On the other hand, a good example of mitigation and containment through fast response time is the March 2011 exfiltration of RSA SecurID code. The attack had only been in the network for days when EMC's security team discovered the compromise and took action.
The attack started with reconnaissance and information gathering that led to a targeted spear phishing attack on an RSA-EMC employee who thought that, when he clicked a link, he was responding to a legitimate business partner.
RSA never directly attributed the attack to anyone in particular, but publicly stated that the attack had all the signs of a nation-state incursion. Its disclosure led many organizations to implement compensating controls recommended by RSA and replace existing tokens with new SecurID tokens.
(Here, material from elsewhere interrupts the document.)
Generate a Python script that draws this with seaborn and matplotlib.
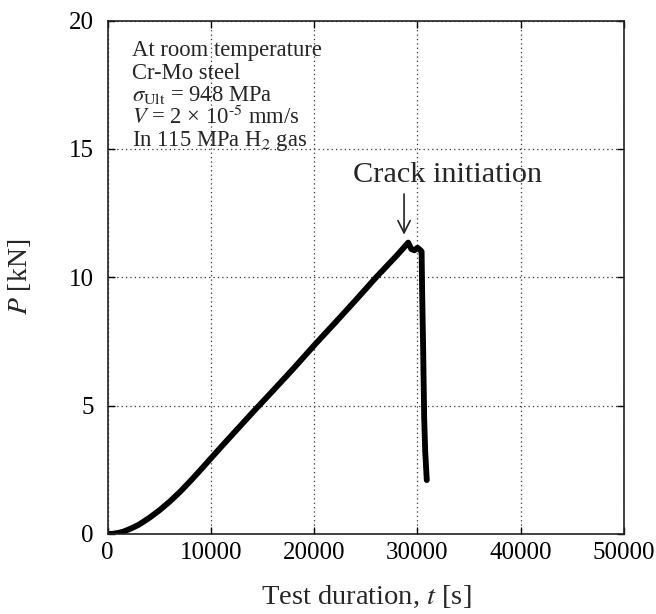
import matplotlib
matplotlib.use("Agg")
import matplotlib.pyplot as plt
import seaborn as sns
import pandas as pd

# Data
time_s = [0, 500, 1000, 1500, 2000, 2500, 3000, 4000, 5000, 6000, 7000,
          8000, 9000, 10000, 11000, 12000, 13000, 14000, 16000, 18000,
          20000, 22000, 24000, 26000, 28000, 29000, 29100, 29400, 29700,
          30000, 30300, 30400, 30450, 30550, 30650, 30750, 30900]
load_kN = [0, 0.01, 0.04, 0.09, 0.17, 0.26, 0.36, 0.62, 0.92, 1.26, 1.64,
           2.06, 2.5, 2.95, 3.4, 3.84, 4.28, 4.72, 5.58, 6.45,
           7.35, 8.22, 9.1, 10.0, 10.85, 11.3, 11.35, 11.1, 11.05,
           11.15, 11.05, 11.0, 9.5, 7.2, 4.5, 3.2, 2.1]
x_ticks = [0, 10000, 20000, 30000, 40000, 50000]
y_ticks = [0, 5, 10, 15, 20]
info_lines = ["At room temperature", "Cr-Mo steel",
              r"$\sigma_{\rm Ult}$ = 948 MPa",
              r"$V$ = 2 × 10$^{\text{-5}}$ mm/s",
              r"In 115 MPa H$_2$ gas"]
annotation_text = "Crack initiation"

df = pd.DataFrame({"t": time_s, "P": load_kN})

sns.set_style("ticks")
plt.rcParams["font.family"] = ["Liberation Serif", "DejaVu Serif"]
plt.rcParams["mathtext.fontset"] = "stix"

fig = plt.figure(figsize=(6.56, 6.14), dpi=100)
ax = fig.add_axes([0.1642, 0.1303, 0.787, 0.8363])

sns.lineplot(data=df, x="t", y="P", ax=ax, color="black", linewidth=4.2,
             sort=False, estimator=None)

ax.set_xlim(0, 50000)
ax.set_ylim(0, 20)
ax.set_xticks(x_ticks)
ax.set_yticks(y_ticks)
ax.set_xticklabels([str(v) for v in x_ticks])
ax.set_yticklabels([str(v) for v in y_ticks])
ax.grid(True, linestyle=(0, (1, 2.5)), color="#333333", linewidth=0.9)
ax.set_axisbelow(True)
for s in ax.spines.values():
    s.set_linewidth(1.2)
    s.set_color("#222222")
ax.tick_params(direction="in", top=True, right=True, length=5, width=1,
               labelsize=18, colors="black")
ax.tick_params(axis="x", pad=6)
ax.tick_params(axis="y", pad=10)

ax.set_xlabel("Test duration, $t$ [s]", fontsize=20.5)
ax.set_ylabel("$P$ [kN]", fontsize=20)
ax.xaxis.set_label_coords(0.5, -0.097)
ax.yaxis.set_label_coords(-0.145, 0.5)

base = [18.6, 17.74, 16.85, 15.98, 15.12]
for yb, line in zip(base, info_lines):
    ax.text(2350, yb, line, fontsize=16.3, ha="left", va="baseline")

ax.annotate("", xy=(28700, 11.55), xytext=(28700, 13.35),
            arrowprops=dict(arrowstyle="->", color="#222222", lw=1.2,
                            mutation_scale=22))
ax.text(32900, 13.7, annotation_text, fontsize=21.8, ha="center", va="baseline")

fig.savefig("out.png", dpi=100)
“RSA is fortunate to have a good EMC [its parent company] Critical Incident Response Center,” says Eddie Schwartz (left), who took the role of RSA's CISO shortly after the breach announcement. “So RSA was able to catch the event quickly and move with an aggressive program to replace tokens where needed.”
Threats that affect more than one company can also lead to systemic improvements in entire vertical industries, such as what happened with Stuxnet. When the worm broke out of its bounds and spread from Iranian facilities to Indonesia, India, the United States and beyond, control system operators the world over began taking a close look at their networks, says Doug Powell, manager of security privacy and safety at BC Hydro in Canada, and chair of the critical infrastructure working group at ASIS, an organization for security professionals.
“We were all concerned about the unintended damage Stuxnet would cause once it propagated outside of the Iranian nuclear environment with respect to its targeting Siemens controllers,” he says. “So control system operators started checking their systems to see if they could be impacted.”
As a result of Stuxnet, vulnerabilities are being patched, awareness is being raised, and holistic changes are being made at infrastructure operators around the globe. For example, while BP Hydro had no such systems in place, they still used the experience to raise awareness, plug vulnerabilities, improve authentication and implement better management of its control systems.